DATA SHOWN:
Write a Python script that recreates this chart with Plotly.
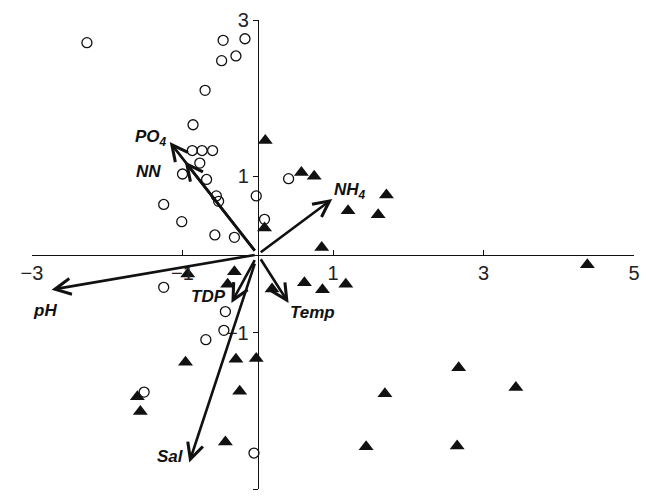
import plotly.graph_objects as go

# ---------------- data ----------------
circle_x = [-2.27, -0.46, -0.17, -0.48, -0.29, -0.70, -0.86, -0.87, -0.74, -0.60,
            -0.77, -1.00, -0.68, -0.55, -0.52, -0.02, 0.41, -1.25, -1.01, -0.57,
            -0.31, 0.09, -1.25, -0.43, -0.45, -0.69, -1.51, -0.05]
circle_y = [2.71, 2.74, 2.76, 2.48, 2.54, 2.10, 1.66, 1.33, 1.33, 1.33,
            1.17, 1.03, 0.96, 0.75, 0.68, 0.75, 0.97, 0.64, 0.42, 0.25,
            0.22, 0.45, -0.42, -0.73, -0.97, -1.09, -1.76, -2.54]

tri_x = [0.10, 0.58, 0.75, 0.09, 0.85, 1.71, 1.20, 1.60, 4.38, 0.62,
         0.86, 1.17, 2.67, 3.43, 1.69, 1.44, 2.65, -0.93, -0.31, -0.40,
         0.19, -0.96, -0.29, -0.02, -0.24, -1.60, -1.56, -0.43]
tri_y = [1.46, 1.05, 1.00, 0.34, 0.09, 0.76, 0.56, 0.51, -0.13, -0.36,
         -0.45, -0.38, -1.45, -1.70, -1.78, -2.46, -2.45, -0.25, -0.22, -0.38,
         -0.44, -1.38, -1.34, -1.33, -1.75, -1.82, -2.01, -2.40]

vec_names = ["PO<sub>4</sub>", "NN", "NH<sub>4</sub>", "pH", "TDP", "Temp", "Sal"]
vec_x = [-1.17, -0.97, 0.99, -2.74, -0.35, 0.41, -0.91]
vec_y = [1.44, 1.19, 0.71, -0.45, -0.62, -0.62, -2.66]

x_ticks = [-3, -1, 1, 3, 5]
y_ticks = [3, 1, -1, -3]

# label placement styles (pixel offsets from arrow tip)
label_style = {
    "PO<sub>4</sub>": dict(xanchor="right", xshift=-1, yshift=4),
    "NN": dict(xanchor="right", xshift=-22, yshift=-10),
    "NH<sub>4</sub>": dict(xanchor="left", xshift=0, yshift=8),
    "pH": dict(xanchor="center", xshift=-7, yshift=-21),
    "TDP": dict(xanchor="right", xshift=-3, yshift=6),
    "Temp": dict(xanchor="left", xshift=-1, yshift=-10),
    "Sal": dict(xanchor="right", xshift=-3, yshift=6),
}

def fmt(v):
    return str(v).replace("-", "\u2212")

fig = go.Figure()

fig.add_trace(go.Scatter(
    x=tri_x, y=tri_y, mode="markers",
    marker=dict(symbol="triangle-up", size=13, color="#111111",
                line=dict(width=0)),
    showlegend=False, hoverinfo="skip"))

fig.add_trace(go.Scatter(
    x=circle_x, y=circle_y, mode="markers",
    marker=dict(symbol="circle-open", size=10, color="#111111",
                line=dict(width=1.3, color="#111111")),
    showlegend=False, hoverinfo="skip"))

for name, vx, vy in zip(vec_names, vec_x, vec_y):
    fig.add_annotation(
        x=vx, y=vy, ax=0, ay=0, xref="x", yref="y", axref="x", ayref="y",
        text=" ", showarrow=True, arrowhead=5, arrowsize=1.2, arrowwidth=2.6,
        arrowcolor="#111111", standoff=0, startstandoff=0)
    st = label_style[name]
    fig.add_annotation(
        x=vx, y=vy, xref="x", yref="y", showarrow=False,
        text="<b><i>" + name + "</i></b>",
        font=dict(family="Liberation Sans, Arial", size=17, color="#111111"),
        xanchor=st["xanchor"], yanchor="middle",
        xshift=st["xshift"], yshift=st["yshift"])

tick_font = dict(family="Liberation Sans, Arial", size=20, color="#222222")

fig.update_layout(
    width=646, height=496,
    margin=dict(l=32, r=12, t=20, b=7),
    paper_bgcolor="white", plot_bgcolor="white",
    showlegend=False,
    xaxis=dict(range=[-3, 5], anchor="free", position=0.5,
               showline=True, linecolor="#111111", linewidth=1,
               ticks="inside", ticklen=5, tickcolor="#111111", tickwidth=1,
               tickvals=x_ticks, ticktext=[fmt(v) for v in x_ticks],
               tickfont=tick_font, showgrid=False, zeroline=False,
               automargin=False, fixedrange=True),
    yaxis=dict(range=[-3, 3], anchor="free", position=0.375,
               showline=True, linecolor="#111111", linewidth=1,
               ticks="outside", ticklen=5, tickcolor="#111111", tickwidth=1,
               tickvals=y_ticks, ticktext=[fmt(v) for v in y_ticks],
               tickfont=tick_font, showgrid=False, zeroline=False,
               automargin=False, fixedrange=True),
)

fig.write_html("out.html")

OBJECTIVE: Give back the whole listing as it stands, minus its pictures.

EXERCISE ANSWER:
Write a Python script that recreates this chart with Plotly.
import plotly.graph_objects as go

# ---------------- data ----------------
circle_x = [-2.27, -0.46, -0.17, -0.48, -0.29, -0.70, -0.86, -0.87, -0.74, -0.60,
            -0.77, -1.00, -0.68, -0.55, -0.52, -0.02, 0.41, -1.25, -1.01, -0.57,
            -0.31, 0.09, -1.25, -0.43, -0.45, -0.69, -1.51, -0.05]
circle_y = [2.71, 2.74, 2.76, 2.48, 2.54, 2.10, 1.66, 1.33, 1.33, 1.33,
            1.17, 1.03, 0.96, 0.75, 0.68, 0.75, 0.97, 0.64, 0.42, 0.25,
            0.22, 0.45, -0.42, -0.73, -0.97, -1.09, -1.76, -2.54]

tri_x = [0.10, 0.58, 0.75, 0.09, 0.85, 1.71, 1.20, 1.60, 4.38, 0.62,
         0.86, 1.17, 2.67, 3.43, 1.69, 1.44, 2.65, -0.93, -0.31, -0.40,
         0.19, -0.96, -0.29, -0.02, -0.24, -1.60, -1.56, -0.43]
tri_y = [1.46, 1.05, 1.00, 0.34, 0.09, 0.76, 0.56, 0.51, -0.13, -0.36,
         -0.45, -0.38, -1.45, -1.70, -1.78, -2.46, -2.45, -0.25, -0.22, -0.38,
         -0.44, -1.38, -1.34, -1.33, -1.75, -1.82, -2.01, -2.40]

vec_names = ["PO<sub>4</sub>", "NN", "NH<sub>4</sub>", "pH", "TDP", "Temp", "Sal"]
vec_x = [-1.17, -0.97, 0.99, -2.74, -0.35, 0.41, -0.91]
vec_y = [1.44, 1.19, 0.71, -0.45, -0.62, -0.62, -2.66]

x_ticks = [-3, -1, 1, 3, 5]
y_ticks = [3, 1, -1, -3]

# label placement styles (pixel offsets from arrow tip)
label_style = {
    "PO<sub>4</sub>": dict(xanchor="right", xshift=-1, yshift=4),
    "NN": dict(xanchor="right", xshift=-22, yshift=-10),
    "NH<sub>4</sub>": dict(xanchor="left", xshift=0, yshift=8),
    "pH": dict(xanchor="center", xshift=-7, yshift=-21),
    "TDP": dict(xanchor="right", xshift=-3, yshift=6),
    "Temp": dict(xanchor="left", xshift=-1, yshift=-10),
    "Sal": dict(xanchor="right", xshift=-3, yshift=6),
}

def fmt(v):
    return str(v).replace("-", "\u2212")

fig = go.Figure()

fig.add_trace(go.Scatter(
    x=tri_x, y=tri_y, mode="markers",
    marker=dict(symbol="triangle-up", size=13, color="#111111",
                line=dict(width=0)),
    showlegend=False, hoverinfo="skip"))

fig.add_trace(go.Scatter(
    x=circle_x, y=circle_y, mode="markers",
    marker=dict(symbol="circle-open", size=10, color="#111111",
                line=dict(width=1.3, color="#111111")),
    showlegend=False, hoverinfo="skip"))

for name, vx, vy in zip(vec_names, vec_x, vec_y):
    fig.add_annotation(
        x=vx, y=vy, ax=0, ay=0, xref="x", yref="y", axref="x", ayref="y",
        text=" ", showarrow=True, arrowhead=5, arrowsize=1.2, arrowwidth=2.6,
        arrowcolor="#111111", standoff=0, startstandoff=0)
    st = label_style[name]
    fig.add_annotation(
        x=vx, y=vy, xref="x", yref="y", showarrow=False,
        text="<b><i>" + name + "</i></b>",
        font=dict(family="Liberation Sans, Arial", size=17, color="#111111"),
        xanchor=st["xanchor"], yanchor="middle",
        xshift=st["xshift"], yshift=st["yshift"])

tick_font = dict(family="Liberation Sans, Arial", size=20, color="#222222")

fig.update_layout(
    width=646, height=496,
    margin=dict(l=32, r=12, t=20, b=7),
    paper_bgcolor="white", plot_bgcolor="white",
    showlegend=False,
    xaxis=dict(range=[-3, 5], anchor="free", position=0.5,
               showline=True, linecolor="#111111", linewidth=1,
               ticks="inside", ticklen=5, tickcolor="#111111", tickwidth=1,
               tickvals=x_ticks, ticktext=[fmt(v) for v in x_ticks],
               tickfont=tick_font, showgrid=False, zeroline=False,
               automargin=False, fixedrange=True),
    yaxis=dict(range=[-3, 3], anchor="free", position=0.375,
               showline=True, linecolor="#111111", linewidth=1,
               ticks="outside", ticklen=5, tickcolor="#111111", tickwidth=1,
               tickvals=y_ticks, ticktext=[fmt(v) for v in y_ticks],
               tickfont=tick_font, showgrid=False, zeroline=False,
               automargin=False, fixedrange=True),
)

fig.write_html("out.html")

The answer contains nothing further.